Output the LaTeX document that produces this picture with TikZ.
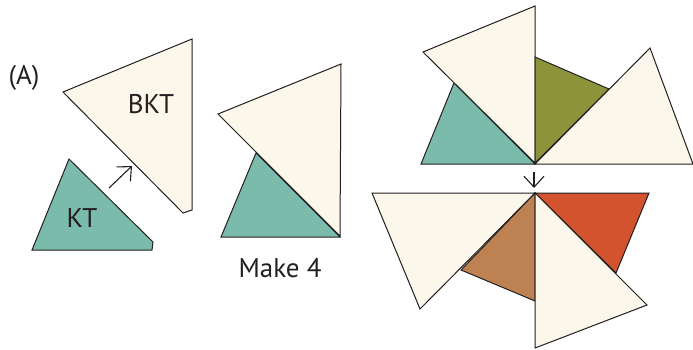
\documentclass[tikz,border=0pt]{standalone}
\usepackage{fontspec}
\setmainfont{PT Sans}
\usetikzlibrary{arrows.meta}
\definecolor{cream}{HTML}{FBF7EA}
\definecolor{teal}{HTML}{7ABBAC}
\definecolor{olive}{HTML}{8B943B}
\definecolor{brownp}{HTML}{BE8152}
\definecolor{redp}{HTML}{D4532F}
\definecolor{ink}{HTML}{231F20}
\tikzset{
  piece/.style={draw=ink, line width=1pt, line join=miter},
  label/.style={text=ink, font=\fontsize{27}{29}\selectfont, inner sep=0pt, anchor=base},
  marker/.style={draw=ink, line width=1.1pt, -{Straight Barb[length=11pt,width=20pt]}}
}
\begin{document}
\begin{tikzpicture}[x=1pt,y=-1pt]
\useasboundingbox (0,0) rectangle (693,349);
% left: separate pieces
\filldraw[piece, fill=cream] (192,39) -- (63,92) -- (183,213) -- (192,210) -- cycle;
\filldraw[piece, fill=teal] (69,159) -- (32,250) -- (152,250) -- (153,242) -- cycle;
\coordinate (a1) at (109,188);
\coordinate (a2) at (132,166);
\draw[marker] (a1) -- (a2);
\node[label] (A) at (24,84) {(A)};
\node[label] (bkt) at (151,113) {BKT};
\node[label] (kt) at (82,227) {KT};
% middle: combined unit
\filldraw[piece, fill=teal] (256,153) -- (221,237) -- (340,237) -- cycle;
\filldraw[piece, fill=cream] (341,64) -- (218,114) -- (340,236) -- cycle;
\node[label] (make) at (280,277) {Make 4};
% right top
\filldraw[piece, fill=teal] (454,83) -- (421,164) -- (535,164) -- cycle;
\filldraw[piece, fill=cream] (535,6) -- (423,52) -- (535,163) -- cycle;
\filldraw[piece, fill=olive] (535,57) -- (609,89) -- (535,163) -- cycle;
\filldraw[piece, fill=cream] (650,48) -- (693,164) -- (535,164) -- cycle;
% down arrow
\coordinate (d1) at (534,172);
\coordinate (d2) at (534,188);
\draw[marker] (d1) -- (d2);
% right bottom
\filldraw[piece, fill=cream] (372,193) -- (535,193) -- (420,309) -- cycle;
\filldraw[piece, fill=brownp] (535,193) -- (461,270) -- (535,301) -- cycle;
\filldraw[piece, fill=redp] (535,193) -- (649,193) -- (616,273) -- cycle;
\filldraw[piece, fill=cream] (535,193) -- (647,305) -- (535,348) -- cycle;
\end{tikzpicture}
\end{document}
⁂
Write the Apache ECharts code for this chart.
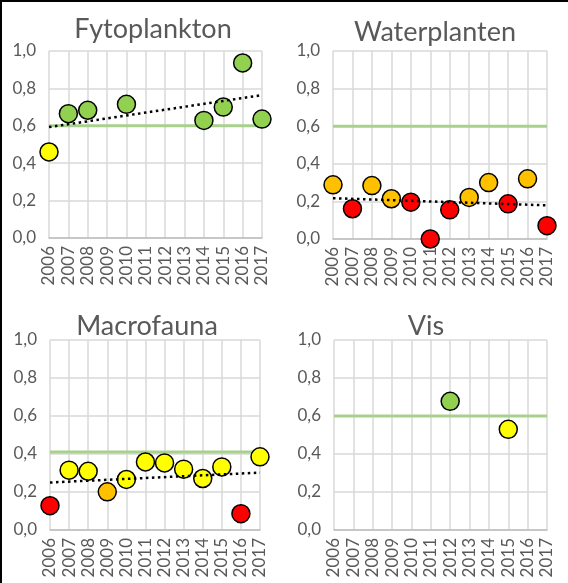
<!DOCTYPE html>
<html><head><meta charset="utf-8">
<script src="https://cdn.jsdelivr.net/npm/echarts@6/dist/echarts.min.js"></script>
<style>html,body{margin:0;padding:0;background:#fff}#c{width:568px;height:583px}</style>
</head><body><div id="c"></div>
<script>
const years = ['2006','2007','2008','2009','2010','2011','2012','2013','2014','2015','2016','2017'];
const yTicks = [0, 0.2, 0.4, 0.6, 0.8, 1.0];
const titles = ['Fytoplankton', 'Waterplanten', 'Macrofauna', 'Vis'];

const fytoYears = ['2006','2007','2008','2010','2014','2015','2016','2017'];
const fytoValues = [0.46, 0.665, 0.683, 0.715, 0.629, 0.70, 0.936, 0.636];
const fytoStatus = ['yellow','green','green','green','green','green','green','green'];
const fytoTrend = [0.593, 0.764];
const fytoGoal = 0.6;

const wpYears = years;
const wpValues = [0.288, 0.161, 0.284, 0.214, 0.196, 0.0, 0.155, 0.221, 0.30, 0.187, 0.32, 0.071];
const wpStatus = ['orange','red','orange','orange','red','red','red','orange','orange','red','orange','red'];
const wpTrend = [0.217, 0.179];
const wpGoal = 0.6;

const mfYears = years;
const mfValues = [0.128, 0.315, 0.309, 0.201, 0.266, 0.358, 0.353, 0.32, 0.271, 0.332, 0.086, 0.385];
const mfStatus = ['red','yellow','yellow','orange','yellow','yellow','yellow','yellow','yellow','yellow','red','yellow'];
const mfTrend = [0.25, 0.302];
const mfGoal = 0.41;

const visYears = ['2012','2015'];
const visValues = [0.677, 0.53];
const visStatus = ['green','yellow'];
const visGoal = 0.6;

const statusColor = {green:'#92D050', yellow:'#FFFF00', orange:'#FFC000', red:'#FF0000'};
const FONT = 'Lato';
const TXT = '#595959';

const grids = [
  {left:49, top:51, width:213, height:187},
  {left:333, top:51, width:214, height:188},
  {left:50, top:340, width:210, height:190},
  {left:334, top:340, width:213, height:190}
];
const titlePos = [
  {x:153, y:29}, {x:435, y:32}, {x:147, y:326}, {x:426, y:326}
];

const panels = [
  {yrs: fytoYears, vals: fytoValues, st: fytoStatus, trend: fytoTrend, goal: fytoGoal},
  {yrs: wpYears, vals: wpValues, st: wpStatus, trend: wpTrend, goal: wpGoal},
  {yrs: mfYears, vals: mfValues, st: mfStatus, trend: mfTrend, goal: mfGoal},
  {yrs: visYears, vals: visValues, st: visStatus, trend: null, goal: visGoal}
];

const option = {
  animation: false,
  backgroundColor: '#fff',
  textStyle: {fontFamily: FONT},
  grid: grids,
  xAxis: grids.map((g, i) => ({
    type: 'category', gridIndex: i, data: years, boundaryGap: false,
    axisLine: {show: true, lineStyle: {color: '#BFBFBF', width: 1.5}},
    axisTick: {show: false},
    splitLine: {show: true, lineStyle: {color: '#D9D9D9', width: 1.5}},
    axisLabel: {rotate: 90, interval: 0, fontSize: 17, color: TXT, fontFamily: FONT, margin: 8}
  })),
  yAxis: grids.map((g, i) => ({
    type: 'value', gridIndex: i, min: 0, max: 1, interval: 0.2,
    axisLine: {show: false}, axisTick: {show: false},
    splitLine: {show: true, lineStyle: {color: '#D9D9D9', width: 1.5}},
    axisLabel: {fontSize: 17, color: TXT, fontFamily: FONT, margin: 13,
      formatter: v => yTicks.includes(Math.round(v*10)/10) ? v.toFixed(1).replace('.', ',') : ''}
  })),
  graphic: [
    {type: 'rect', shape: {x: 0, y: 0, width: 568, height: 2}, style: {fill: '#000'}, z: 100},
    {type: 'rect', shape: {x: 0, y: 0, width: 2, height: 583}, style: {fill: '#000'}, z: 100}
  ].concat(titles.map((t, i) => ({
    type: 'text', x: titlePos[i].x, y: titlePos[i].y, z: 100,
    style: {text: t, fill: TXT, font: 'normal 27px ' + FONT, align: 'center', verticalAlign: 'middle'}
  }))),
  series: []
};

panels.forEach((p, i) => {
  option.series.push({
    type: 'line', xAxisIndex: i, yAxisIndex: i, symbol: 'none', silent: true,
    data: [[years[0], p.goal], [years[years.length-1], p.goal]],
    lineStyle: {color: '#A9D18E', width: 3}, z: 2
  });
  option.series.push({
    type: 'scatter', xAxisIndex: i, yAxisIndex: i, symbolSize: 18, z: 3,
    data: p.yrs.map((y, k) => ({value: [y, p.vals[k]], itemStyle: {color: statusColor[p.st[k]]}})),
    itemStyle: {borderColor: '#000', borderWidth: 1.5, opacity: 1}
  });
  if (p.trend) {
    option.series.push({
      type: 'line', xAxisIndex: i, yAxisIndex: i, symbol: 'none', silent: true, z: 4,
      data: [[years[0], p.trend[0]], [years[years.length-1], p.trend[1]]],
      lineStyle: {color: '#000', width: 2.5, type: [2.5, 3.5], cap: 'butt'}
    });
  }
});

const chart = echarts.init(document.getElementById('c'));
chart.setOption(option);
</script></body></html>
⁂
WORK INSTRUCTIONS:
Filter the entries and copy out every line with the word "this".

WRITTEN SOLUTION:
Output the LaTeX document that produces this picture with TikZ.
Write the Apache ECharts code for this chart.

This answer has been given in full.